The volume is mounted in the pod with this configuration:

            volumeMounts:
              - name: scratch
                mountPath: /scratch

Outcome

I decided to deploy this configuration to just our canary pods to see how well it works. I wasn’t 100% sure how much load this would add to the host instance so I chose having to wait longer to capture a failure on just a subset of our pods versus figuring out it if was safe to deploy to all of our pods. It took about 8 hours but eventually we got a Rollbar indicating one of the pods running the capture had just experienced the issue.

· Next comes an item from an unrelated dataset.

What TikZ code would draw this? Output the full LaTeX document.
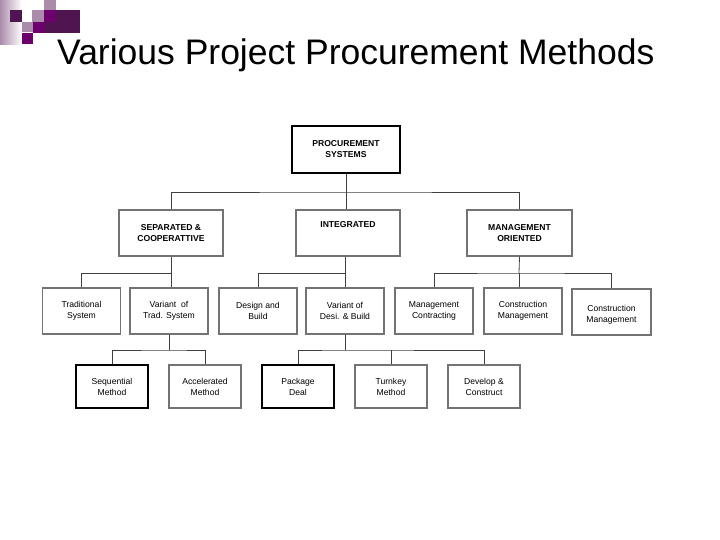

I grabbed the capture file from the pod and loaded it into Wireshark. It quickly showed the RDS Proxy, 155.101.47.213 in this capture, was abruptly shutting down the TCP socket during the connection sequence. You can see our app code sends the PostgreSQL Startup Message in packet 4 and then the RDS Proxy first ACKs that packet and shortly thereafter sends a RST packet to shutdown the socket. This was the evidence needed to confirm the RDS Proxy was stopping the connection from being established. Our app code seemed to be working as expected in this capture.

failed

We provided the capture to AWS Support and pointed out some suspect messages in the RDS Proxy debug logs. After waiting for a bit we were notified a fix had been rolled out to proxies in all AWS regions. The majority of failures went away but we still have a few to investigate.

For completeness, here is a capture of a successful connection sequence. The client sends the Startup Message in packet 4 and the server responds with an Authentication Request in packet 6. The client responds in packet 8 with credentials and the connection is ready to go.

success

PS: I was able to use tcprewrite to randomize the IP addresses in the production captures I used to create the screenshots in this post. It was a handy tool I could have used in the past to provide capture files to support engineers.